= Nutrient budgeting =

Comparison between nutrients in soil and in crops

Nutrient budgets are comparisons of nutrients applied to the soil to those taken up by crops. A nutrient budget takes into account all the nutrient inputs on a farm and all those removed from the land. The most obvious source of nutrients in this situation is fertilizer, but this is only part of the picture. Other inputs come with rainfall, in supplements brought on to the farm and in effluent – either farm or dairy factory – spread on the land. In addition, nutrients can be moved around the farm – from an area used for growing silage to the area used to feed it out, from paddock to raceway, and within paddocks in dung and urine patches. Nutrients are removed from the farm in stock sold on, products (meat, milk, wool), crops sold or fed out off farm, and through processes such as nitrate leaching, volatilization and phosphate run-off etc.

==Importance==

An accurate nutrient budget is an important tool to provide an early indication of potential problems arising from (i) a nutrient surplus (inputs>outputs), leading to an accumulation of nutrients and increased risk of loss or (ii) a deficit (outputs>inputs), depleting nutrient reserves and increasing the risk of deficiencies and reduced crop yields. They also provide regulatory authorities with a readily-determined, comparative indicator of environmental impact. Overall, nutrient budgets help ensure that farming practices are conducted in an efficient, economic, and environmentally sustainable manner.

==Assumptions==

A nutrient budget isn't as exact as a financial statement. An assortment of variables affects each tract of land. For example, some areas may have had too much manure applied over time or it may have been unevenly distributed, and previous flooding could affect results. Limits and assumptions should be incorporated when compiling a budget including the average nutrient removal coefficient values if they are not specific to a certain field.

- Soil test
  This component is complementary to the budget and lets you know what nutrients are already available to crops and helps you plan input purchases. It is a critical best management practice (BMP) in the 4R strategy.
- Yield history
  By examining the historical yields of crops take from specific fields, you can calculate nutrient removal over time. Yield history may also help better predict the amount of uptake that will occur with similar crops planted in the future.
- Previous applications
  Knowing what's been applied to the field in years past will offer insight into what may already be in the ground or what nutrients may no longer be present.
- Water
  Consider what kind of water has been applied to the field. Does irrigation water contain dissolved nutrients such as nitrogen (N), sulfur (S), or chloride (Cl)? If so, it should be counted as input.
- What's around you?
  Consider water sources that could run into your field. Is there a manufacturing facility nearby? What makes up these water sources can impact how you plant.

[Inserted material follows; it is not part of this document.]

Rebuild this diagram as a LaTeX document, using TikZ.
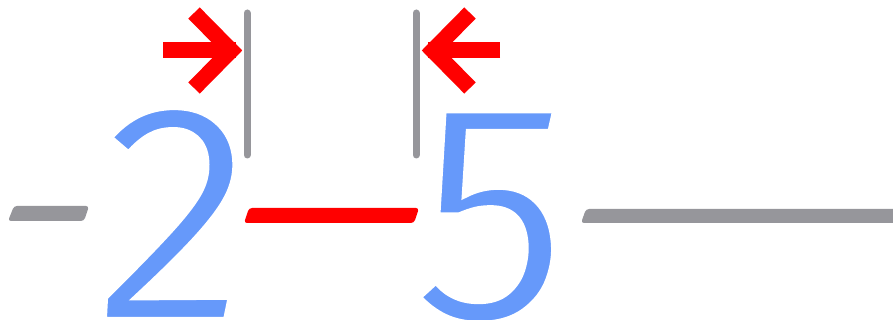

=== Urban and Turfgrass Application ===
Nutrient budgeting has expanded beyond traditional agriculture into Precision Turfgrass Management (PTM). Unlike uniform agricultural fields, urban landscapes and golf courses exhibit high spatial variability in soil composition. High-tech integration using GNSS and soil sensors allows for the creation of site-specific management units. By utilizing Variable-Rate Application (VRA), managers can balance the nutrient budget by applying precise amounts of fertilizer only where uptake potential is highest. This minimizes the surplus side of the budget, reducing nutrient leaching into urban watersheds.

=== Lawn Metabolism and Resource Flux ===
Within the framework of urban metabolism, the concept of Lawn Metabolism is used to quantify the total energy and material throughput of turfgrass systems. Lawns are characterized as high-turnover ecosystems where the balance between photosynthesis and respiration is managed through technical interventions.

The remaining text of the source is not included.